Qu’il s’agisse de la refonte de la Ligue des champions sous pression d’un cartel de grands clubs européens, des traitements favorables dont a bénéficié le Real Madrid lors d’entorses aux règles antidopage ou des indulgences vis-à-vis de Manchester City et du Paris-Saint-Germain quant à leur transgression du fair-play financier. C’est d’ailleurs pour donner l’apparence d’un respect du fair-play financier que le PSG doit absolument faire ce séjour au Qatar, afin de justifier les sommes démesurées versées par des groupes locaux, en particulier l’Office du tourisme du Qatar.

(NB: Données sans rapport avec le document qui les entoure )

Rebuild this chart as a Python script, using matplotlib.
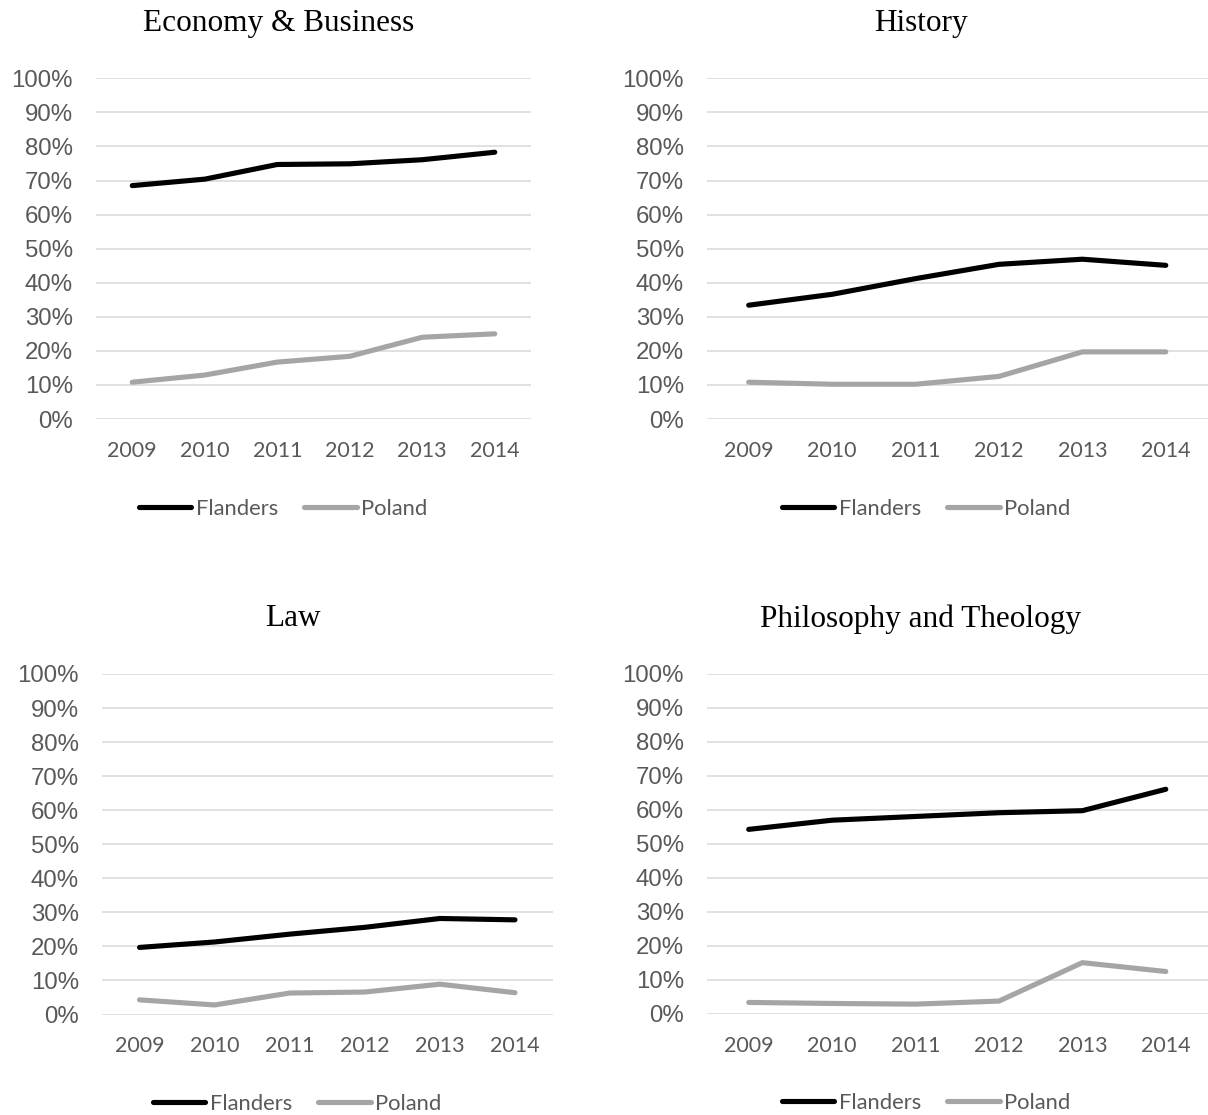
import matplotlib
matplotlib.use("Agg")
import matplotlib.pyplot as plt
from matplotlib.ticker import FuncFormatter

years = ["2009", "2010", "2011", "2012", "2013", "2014"]

econ_flanders = [68.5, 70.4, 74.7, 74.9, 76.1, 78.3]
econ_poland = [10.8, 12.9, 16.7, 18.4, 24.0, 25.0]

hist_flanders = [33.4, 36.6, 41.2, 45.4, 46.9, 45.1]
hist_poland = [10.8, 10.2, 10.2, 12.5, 19.7, 19.7]

law_flanders = [19.7, 21.3, 23.6, 25.6, 28.2, 27.8]
law_poland = [4.3, 2.8, 6.3, 6.6, 8.9, 6.4]

phil_flanders = [54.3, 57.0, 58.1, 59.2, 59.8, 66.1]
phil_poland = [3.4, 3.1, 2.9, 3.8, 15.1, 12.5]

titles = ["Economy & Business", "History", "Law", "Philosophy and Theology"]

W, H = 1208, 1115
BLACK = "#000000"
GREY = "#a5a5a5"
TEXT = "#595959"
GRID = "#d9d9d9"

fig = plt.figure(figsize=(W / 100, H / 100), dpi=100)
fig.patch.set_facecolor("white")


def px_axes(x0, x1, y0, y1):
    # pixel box (top-left origin) -> figure axes
    return fig.add_axes([x0 / W, 1 - y1 / H, (x1 - x0) / W, (y1 - y0) / H])


# axes box, title centre, legend centre (all in pixels)
panels = [
    ((96, 531, 78.3, 419), (279, 23), (283, 509), econ_flanders, econ_poland),
    ((707, 1207.5, 78.3, 419), (921, 23), (926, 509), hist_flanders, hist_poland),
    ((102, 552.5, 674, 1014.5), (292.5, 619), (297, 1104), law_flanders, law_poland),
    ((707, 1207.5, 674, 1014), (921, 619), (926, 1103), phil_flanders, phil_poland),
]

for (box, tpos, lpos, fl, pl), title in zip(panels, titles):
    ax = px_axes(*box)
    x = range(len(years))
    ax.plot(x, [v / 100 for v in fl], color=BLACK, lw=3.7,
            solid_capstyle="round", solid_joinstyle="round", label="Flanders", zorder=3)
    ax.plot(x, [v / 100 for v in pl], color=GREY, lw=3.7,
            solid_capstyle="round", solid_joinstyle="round", label="Poland", zorder=3)

    ax.set_xlim(-0.5, len(years) - 0.5)
    ax.set_ylim(0, 1)
    ax.set_yticks([i / 10 for i in range(11)])
    ax.yaxis.set_major_formatter(FuncFormatter(lambda v, _: f"{v * 100:.0f}%"))
    ax.set_xticks(list(x))
    ax.set_xticklabels(years)
    ax.grid(axis="y", color=GRID, lw=1.1)
    ax.set_axisbelow(True)
    for s in ax.spines.values():
        s.set_visible(False)
    ax.tick_params(axis="y", length=0, pad=16.5, labelsize=17.3, labelcolor=TEXT)
    ax.tick_params(axis="x", length=0, pad=15.5, labelsize=15.5, labelcolor=TEXT)
    for lab in ax.get_yticklabels():
        lab.set_family("Liberation Sans")
    for lab in ax.get_xticklabels():
        lab.set_family("Lato")

    fig.text(tpos[0] / W, 1 - tpos[1] / H, title, ha="center", va="center",
             family="Liberation Serif", fontsize=22.5, color="black")

    leg = ax.legend(loc="center", bbox_to_anchor=(lpos[0] / W, 1 - lpos[1] / H),
                    bbox_transform=fig.transFigure, ncol=2, frameon=False,
                    prop={"family": "Lato", "size": 15.8}, handlelength=2.4,
                    handletextpad=0.2, columnspacing=1.2, borderpad=0, borderaxespad=0)
    for t in leg.get_texts():
        t.set_color(TEXT)

fig.savefig("out.png", dpi=100, facecolor="white")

La façon dont cette dérogation a été acceptée rappelle aussi la faculté qu’ont les clubs à se serrer les coudes. En 2014, l’AS Monaco avait vu son statut fiscal dérogatoire confirmé avec l’aval de la majorité des clubs de Ligue 1 – contre une transaction de 50 millions d’euros sur deux ans, une paille. L’enquête de Mediapart avec les « Football Leaks » a montré qu’un intense travail de lobbying avait précédé ce deal, Monaco promettant de se montrer généreux sur le marché des transferts vis-à-vis de clubs en difficulté comme Nancy et Valenciennes, mais aussi de l’Olympique lyonnais.

Quelles sortes de promesses ont précédé ce choix unanime des clubs, faisant passer l’intérêt du Paris-Saint-Germain devant la régularité de la compétition ? « S’il devait être sanctionné par le fair-play financier et ne pas disputer la Ligue des champions, c’est tout le football français qui serait pénalisé », confie un président de club à L’Equipe. Terrible aveu de faiblesse d’un football qui, pourtant champion du monde en juillet, se voit à la merci d’une négociation de couloirs entre les dirigeants parisiens et l’UEFA, et plus tard des humeurs de la famille régnante qatarie.